**Brief:**
Make an exact copy of the listing below.

**Data supplied:**
>> Start

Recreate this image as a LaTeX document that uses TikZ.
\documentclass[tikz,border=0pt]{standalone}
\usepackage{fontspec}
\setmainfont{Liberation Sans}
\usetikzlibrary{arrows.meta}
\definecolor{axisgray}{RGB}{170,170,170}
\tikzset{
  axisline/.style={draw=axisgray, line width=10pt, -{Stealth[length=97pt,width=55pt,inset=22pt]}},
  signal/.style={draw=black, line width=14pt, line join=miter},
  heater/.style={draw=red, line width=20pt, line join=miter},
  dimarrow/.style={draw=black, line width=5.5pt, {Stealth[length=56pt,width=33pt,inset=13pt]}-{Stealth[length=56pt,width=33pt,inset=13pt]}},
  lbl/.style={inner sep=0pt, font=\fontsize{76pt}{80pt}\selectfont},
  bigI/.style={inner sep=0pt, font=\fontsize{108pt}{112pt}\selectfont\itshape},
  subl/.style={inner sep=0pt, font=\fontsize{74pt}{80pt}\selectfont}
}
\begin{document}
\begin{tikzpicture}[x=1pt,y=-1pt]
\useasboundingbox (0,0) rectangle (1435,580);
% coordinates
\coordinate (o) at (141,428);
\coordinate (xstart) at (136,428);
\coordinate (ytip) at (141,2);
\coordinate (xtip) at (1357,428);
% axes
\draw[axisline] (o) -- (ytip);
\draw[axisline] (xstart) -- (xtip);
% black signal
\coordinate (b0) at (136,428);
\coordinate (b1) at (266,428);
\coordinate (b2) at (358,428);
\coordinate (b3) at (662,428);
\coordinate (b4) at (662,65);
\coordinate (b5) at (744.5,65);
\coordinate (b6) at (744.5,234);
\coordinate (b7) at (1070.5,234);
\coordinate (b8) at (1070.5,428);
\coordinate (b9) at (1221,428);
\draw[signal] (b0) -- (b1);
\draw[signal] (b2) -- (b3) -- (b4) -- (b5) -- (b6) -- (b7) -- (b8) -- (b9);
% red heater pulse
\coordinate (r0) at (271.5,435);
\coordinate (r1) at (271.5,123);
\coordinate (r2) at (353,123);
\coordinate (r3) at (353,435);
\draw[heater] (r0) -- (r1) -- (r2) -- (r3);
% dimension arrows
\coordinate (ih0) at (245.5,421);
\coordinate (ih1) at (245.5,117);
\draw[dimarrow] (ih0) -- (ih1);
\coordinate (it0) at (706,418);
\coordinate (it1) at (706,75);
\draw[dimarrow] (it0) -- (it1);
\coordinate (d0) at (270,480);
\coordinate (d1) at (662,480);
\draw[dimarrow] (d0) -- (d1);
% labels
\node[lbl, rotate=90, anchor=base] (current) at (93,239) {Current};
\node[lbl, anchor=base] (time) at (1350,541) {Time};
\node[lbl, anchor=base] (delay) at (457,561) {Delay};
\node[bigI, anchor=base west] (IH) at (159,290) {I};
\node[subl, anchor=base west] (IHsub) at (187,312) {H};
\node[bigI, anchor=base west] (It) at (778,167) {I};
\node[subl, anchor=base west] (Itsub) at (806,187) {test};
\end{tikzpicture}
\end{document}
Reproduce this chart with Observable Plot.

>> End

**Solution to this problem:**
Recreate this image as a LaTeX document that uses TikZ.
\documentclass[tikz,border=0pt]{standalone}
\usepackage{fontspec}
\setmainfont{Liberation Sans}
\usetikzlibrary{arrows.meta}
\definecolor{axisgray}{RGB}{170,170,170}
\tikzset{
  axisline/.style={draw=axisgray, line width=10pt, -{Stealth[length=97pt,width=55pt,inset=22pt]}},
  signal/.style={draw=black, line width=14pt, line join=miter},
  heater/.style={draw=red, line width=20pt, line join=miter},
  dimarrow/.style={draw=black, line width=5.5pt, {Stealth[length=56pt,width=33pt,inset=13pt]}-{Stealth[length=56pt,width=33pt,inset=13pt]}},
  lbl/.style={inner sep=0pt, font=\fontsize{76pt}{80pt}\selectfont},
  bigI/.style={inner sep=0pt, font=\fontsize{108pt}{112pt}\selectfont\itshape},
  subl/.style={inner sep=0pt, font=\fontsize{74pt}{80pt}\selectfont}
}
\begin{document}
\begin{tikzpicture}[x=1pt,y=-1pt]
\useasboundingbox (0,0) rectangle (1435,580);
% coordinates
\coordinate (o) at (141,428);
\coordinate (xstart) at (136,428);
\coordinate (ytip) at (141,2);
\coordinate (xtip) at (1357,428);
% axes
\draw[axisline] (o) -- (ytip);
\draw[axisline] (xstart) -- (xtip);
% black signal
\coordinate (b0) at (136,428);
\coordinate (b1) at (266,428);
\coordinate (b2) at (358,428);
\coordinate (b3) at (662,428);
\coordinate (b4) at (662,65);
\coordinate (b5) at (744.5,65);
\coordinate (b6) at (744.5,234);
\coordinate (b7) at (1070.5,234);
\coordinate (b8) at (1070.5,428);
\coordinate (b9) at (1221,428);
\draw[signal] (b0) -- (b1);
\draw[signal] (b2) -- (b3) -- (b4) -- (b5) -- (b6) -- (b7) -- (b8) -- (b9);
% red heater pulse
\coordinate (r0) at (271.5,435);
\coordinate (r1) at (271.5,123);
\coordinate (r2) at (353,123);
\coordinate (r3) at (353,435);
\draw[heater] (r0) -- (r1) -- (r2) -- (r3);
% dimension arrows
\coordinate (ih0) at (245.5,421);
\coordinate (ih1) at (245.5,117);
\draw[dimarrow] (ih0) -- (ih1);
\coordinate (it0) at (706,418);
\coordinate (it1) at (706,75);
\draw[dimarrow] (it0) -- (it1);
\coordinate (d0) at (270,480);
\coordinate (d1) at (662,480);
\draw[dimarrow] (d0) -- (d1);
% labels
\node[lbl, rotate=90, anchor=base] (current) at (93,239) {Current};
\node[lbl, anchor=base] (time) at (1350,541) {Time};
\node[lbl, anchor=base] (delay) at (457,561) {Delay};
\node[bigI, anchor=base west] (IH) at (159,290) {I};
\node[subl, anchor=base west] (IHsub) at (187,312) {H};
\node[bigI, anchor=base west] (It) at (778,167) {I};
\node[subl, anchor=base west] (Itsub) at (806,187) {test};
\end{tikzpicture}
\end{document}
Reproduce this chart with Observable Plot.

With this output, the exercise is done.